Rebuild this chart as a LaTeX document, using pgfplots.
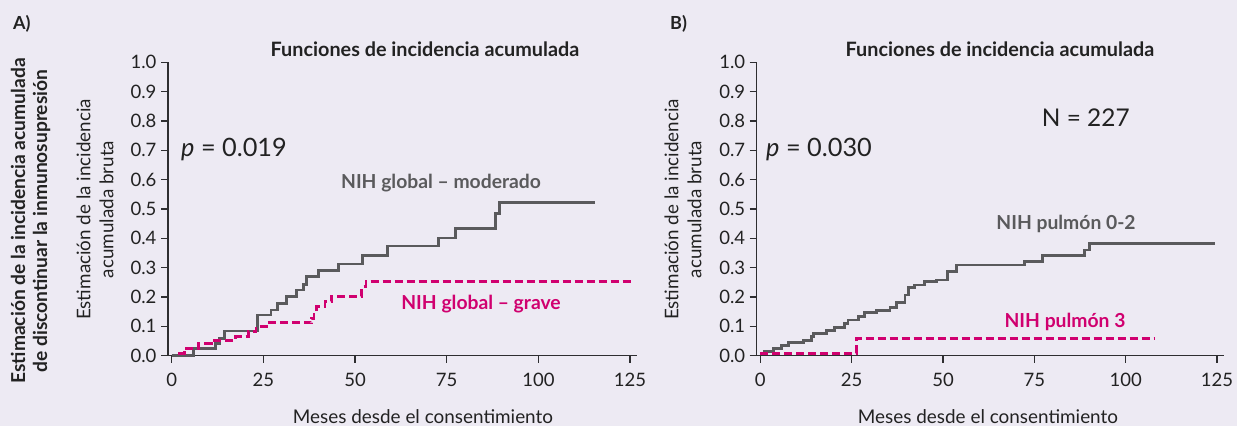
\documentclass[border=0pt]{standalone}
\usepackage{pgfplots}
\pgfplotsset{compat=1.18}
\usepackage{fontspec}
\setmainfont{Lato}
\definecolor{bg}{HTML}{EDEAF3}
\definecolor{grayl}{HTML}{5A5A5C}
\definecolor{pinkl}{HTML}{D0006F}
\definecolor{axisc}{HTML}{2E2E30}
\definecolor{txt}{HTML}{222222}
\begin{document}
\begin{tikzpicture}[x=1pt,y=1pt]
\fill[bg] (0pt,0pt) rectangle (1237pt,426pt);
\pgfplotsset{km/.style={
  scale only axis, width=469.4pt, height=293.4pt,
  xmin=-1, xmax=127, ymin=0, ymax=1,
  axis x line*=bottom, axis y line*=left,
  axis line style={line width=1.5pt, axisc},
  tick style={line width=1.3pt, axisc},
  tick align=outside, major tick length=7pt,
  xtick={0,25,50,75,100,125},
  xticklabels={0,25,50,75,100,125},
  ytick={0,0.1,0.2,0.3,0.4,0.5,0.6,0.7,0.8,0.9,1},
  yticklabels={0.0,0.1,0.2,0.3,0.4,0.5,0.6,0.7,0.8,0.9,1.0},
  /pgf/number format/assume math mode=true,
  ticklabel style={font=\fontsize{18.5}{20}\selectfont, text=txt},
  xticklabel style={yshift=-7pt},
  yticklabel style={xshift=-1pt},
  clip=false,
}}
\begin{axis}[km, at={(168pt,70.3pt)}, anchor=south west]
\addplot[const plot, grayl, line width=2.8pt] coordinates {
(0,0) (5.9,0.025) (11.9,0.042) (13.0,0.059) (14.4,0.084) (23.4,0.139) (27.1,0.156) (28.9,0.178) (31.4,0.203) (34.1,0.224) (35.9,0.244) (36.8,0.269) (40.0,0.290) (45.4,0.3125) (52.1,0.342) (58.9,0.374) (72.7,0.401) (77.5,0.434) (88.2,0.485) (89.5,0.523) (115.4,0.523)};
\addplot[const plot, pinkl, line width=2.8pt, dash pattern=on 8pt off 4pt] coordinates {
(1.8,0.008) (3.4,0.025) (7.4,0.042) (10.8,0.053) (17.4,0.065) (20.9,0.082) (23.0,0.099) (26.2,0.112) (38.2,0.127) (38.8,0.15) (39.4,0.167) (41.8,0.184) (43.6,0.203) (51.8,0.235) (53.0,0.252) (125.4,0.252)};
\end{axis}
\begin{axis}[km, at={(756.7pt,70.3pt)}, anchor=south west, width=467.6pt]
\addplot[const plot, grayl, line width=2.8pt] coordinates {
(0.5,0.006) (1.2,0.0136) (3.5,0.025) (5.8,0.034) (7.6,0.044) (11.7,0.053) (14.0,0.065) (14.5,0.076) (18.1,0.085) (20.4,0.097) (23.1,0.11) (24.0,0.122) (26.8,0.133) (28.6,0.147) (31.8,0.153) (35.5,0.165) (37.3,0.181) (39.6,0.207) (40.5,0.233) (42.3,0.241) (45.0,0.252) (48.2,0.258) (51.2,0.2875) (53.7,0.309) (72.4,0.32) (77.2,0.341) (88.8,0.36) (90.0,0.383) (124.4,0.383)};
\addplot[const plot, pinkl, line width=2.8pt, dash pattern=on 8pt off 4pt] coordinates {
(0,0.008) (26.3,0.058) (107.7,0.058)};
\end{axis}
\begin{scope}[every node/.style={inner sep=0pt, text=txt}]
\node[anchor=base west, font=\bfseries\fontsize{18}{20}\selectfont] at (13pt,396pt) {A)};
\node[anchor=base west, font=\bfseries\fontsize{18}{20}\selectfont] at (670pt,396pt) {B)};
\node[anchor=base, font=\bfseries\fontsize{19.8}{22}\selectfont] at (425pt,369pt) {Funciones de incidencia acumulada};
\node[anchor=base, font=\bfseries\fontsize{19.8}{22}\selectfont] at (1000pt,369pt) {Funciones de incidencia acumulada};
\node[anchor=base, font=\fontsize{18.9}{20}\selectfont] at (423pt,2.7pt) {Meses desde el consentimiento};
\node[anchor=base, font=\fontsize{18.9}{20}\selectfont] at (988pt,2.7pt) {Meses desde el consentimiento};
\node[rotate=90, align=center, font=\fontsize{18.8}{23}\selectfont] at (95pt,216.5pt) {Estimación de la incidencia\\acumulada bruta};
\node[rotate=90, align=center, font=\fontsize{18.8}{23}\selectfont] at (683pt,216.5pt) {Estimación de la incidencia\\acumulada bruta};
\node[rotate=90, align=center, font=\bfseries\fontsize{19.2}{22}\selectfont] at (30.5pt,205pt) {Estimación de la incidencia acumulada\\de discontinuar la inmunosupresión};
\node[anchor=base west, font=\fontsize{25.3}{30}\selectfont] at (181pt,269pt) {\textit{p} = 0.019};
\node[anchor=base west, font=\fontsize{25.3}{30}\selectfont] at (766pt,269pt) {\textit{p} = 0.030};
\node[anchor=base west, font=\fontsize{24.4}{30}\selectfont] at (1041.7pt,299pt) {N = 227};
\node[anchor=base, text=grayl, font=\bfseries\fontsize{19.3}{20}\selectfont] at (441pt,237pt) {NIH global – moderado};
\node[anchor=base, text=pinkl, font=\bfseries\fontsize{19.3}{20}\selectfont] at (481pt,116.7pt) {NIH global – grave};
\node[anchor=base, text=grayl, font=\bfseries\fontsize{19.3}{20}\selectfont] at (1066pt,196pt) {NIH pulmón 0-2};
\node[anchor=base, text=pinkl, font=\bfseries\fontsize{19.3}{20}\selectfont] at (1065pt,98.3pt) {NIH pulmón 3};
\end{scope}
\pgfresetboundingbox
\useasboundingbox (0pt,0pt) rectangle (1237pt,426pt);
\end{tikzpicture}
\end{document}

□ □ □

Work to do
Quote the preceding listing precisely and completely, omitting its images.

Task solution
Rebuild this chart as a LaTeX document, using pgfplots.
\documentclass[border=0pt]{standalone}
\usepackage{pgfplots}
\pgfplotsset{compat=1.18}
\usepackage{fontspec}
\setmainfont{Lato}
\definecolor{bg}{HTML}{EDEAF3}
\definecolor{grayl}{HTML}{5A5A5C}
\definecolor{pinkl}{HTML}{D0006F}
\definecolor{axisc}{HTML}{2E2E30}
\definecolor{txt}{HTML}{222222}
\begin{document}
\begin{tikzpicture}[x=1pt,y=1pt]
\fill[bg] (0pt,0pt) rectangle (1237pt,426pt);
\pgfplotsset{km/.style={
  scale only axis, width=469.4pt, height=293.4pt,
  xmin=-1, xmax=127, ymin=0, ymax=1,
  axis x line*=bottom, axis y line*=left,
  axis line style={line width=1.5pt, axisc},
  tick style={line width=1.3pt, axisc},
  tick align=outside, major tick length=7pt,
  xtick={0,25,50,75,100,125},
  xticklabels={0,25,50,75,100,125},
  ytick={0,0.1,0.2,0.3,0.4,0.5,0.6,0.7,0.8,0.9,1},
  yticklabels={0.0,0.1,0.2,0.3,0.4,0.5,0.6,0.7,0.8,0.9,1.0},
  /pgf/number format/assume math mode=true,
  ticklabel style={font=\fontsize{18.5}{20}\selectfont, text=txt},
  xticklabel style={yshift=-7pt},
  yticklabel style={xshift=-1pt},
  clip=false,
}}
\begin{axis}[km, at={(168pt,70.3pt)}, anchor=south west]
\addplot[const plot, grayl, line width=2.8pt] coordinates {
(0,0) (5.9,0.025) (11.9,0.042) (13.0,0.059) (14.4,0.084) (23.4,0.139) (27.1,0.156) (28.9,0.178) (31.4,0.203) (34.1,0.224) (35.9,0.244) (36.8,0.269) (40.0,0.290) (45.4,0.3125) (52.1,0.342) (58.9,0.374) (72.7,0.401) (77.5,0.434) (88.2,0.485) (89.5,0.523) (115.4,0.523)};
\addplot[const plot, pinkl, line width=2.8pt, dash pattern=on 8pt off 4pt] coordinates {
(1.8,0.008) (3.4,0.025) (7.4,0.042) (10.8,0.053) (17.4,0.065) (20.9,0.082) (23.0,0.099) (26.2,0.112) (38.2,0.127) (38.8,0.15) (39.4,0.167) (41.8,0.184) (43.6,0.203) (51.8,0.235) (53.0,0.252) (125.4,0.252)};
\end{axis}
\begin{axis}[km, at={(756.7pt,70.3pt)}, anchor=south west, width=467.6pt]
\addplot[const plot, grayl, line width=2.8pt] coordinates {
(0.5,0.006) (1.2,0.0136) (3.5,0.025) (5.8,0.034) (7.6,0.044) (11.7,0.053) (14.0,0.065) (14.5,0.076) (18.1,0.085) (20.4,0.097) (23.1,0.11) (24.0,0.122) (26.8,0.133) (28.6,0.147) (31.8,0.153) (35.5,0.165) (37.3,0.181) (39.6,0.207) (40.5,0.233) (42.3,0.241) (45.0,0.252) (48.2,0.258) (51.2,0.2875) (53.7,0.309) (72.4,0.32) (77.2,0.341) (88.8,0.36) (90.0,0.383) (124.4,0.383)};
\addplot[const plot, pinkl, line width=2.8pt, dash pattern=on 8pt off 4pt] coordinates {
(0,0.008) (26.3,0.058) (107.7,0.058)};
\end{axis}
\begin{scope}[every node/.style={inner sep=0pt, text=txt}]
\node[anchor=base west, font=\bfseries\fontsize{18}{20}\selectfont] at (13pt,396pt) {A)};
\node[anchor=base west, font=\bfseries\fontsize{18}{20}\selectfont] at (670pt,396pt) {B)};
\node[anchor=base, font=\bfseries\fontsize{19.8}{22}\selectfont] at (425pt,369pt) {Funciones de incidencia acumulada};
\node[anchor=base, font=\bfseries\fontsize{19.8}{22}\selectfont] at (1000pt,369pt) {Funciones de incidencia acumulada};
\node[anchor=base, font=\fontsize{18.9}{20}\selectfont] at (423pt,2.7pt) {Meses desde el consentimiento};
\node[anchor=base, font=\fontsize{18.9}{20}\selectfont] at (988pt,2.7pt) {Meses desde el consentimiento};
\node[rotate=90, align=center, font=\fontsize{18.8}{23}\selectfont] at (95pt,216.5pt) {Estimación de la incidencia\\acumulada bruta};
\node[rotate=90, align=center, font=\fontsize{18.8}{23}\selectfont] at (683pt,216.5pt) {Estimación de la incidencia\\acumulada bruta};
\node[rotate=90, align=center, font=\bfseries\fontsize{19.2}{22}\selectfont] at (30.5pt,205pt) {Estimación de la incidencia acumulada\\de discontinuar la inmunosupresión};
\node[anchor=base west, font=\fontsize{25.3}{30}\selectfont] at (181pt,269pt) {\textit{p} = 0.019};
\node[anchor=base west, font=\fontsize{25.3}{30}\selectfont] at (766pt,269pt) {\textit{p} = 0.030};
\node[anchor=base west, font=\fontsize{24.4}{30}\selectfont] at (1041.7pt,299pt) {N = 227};
\node[anchor=base, text=grayl, font=\bfseries\fontsize{19.3}{20}\selectfont] at (441pt,237pt) {NIH global – moderado};
\node[anchor=base, text=pinkl, font=\bfseries\fontsize{19.3}{20}\selectfont] at (481pt,116.7pt) {NIH global – grave};
\node[anchor=base, text=grayl, font=\bfseries\fontsize{19.3}{20}\selectfont] at (1066pt,196pt) {NIH pulmón 0-2};
\node[anchor=base, text=pinkl, font=\bfseries\fontsize{19.3}{20}\selectfont] at (1065pt,98.3pt) {NIH pulmón 3};
\end{scope}
\pgfresetboundingbox
\useasboundingbox (0pt,0pt) rectangle (1237pt,426pt);
\end{tikzpicture}
\end{document}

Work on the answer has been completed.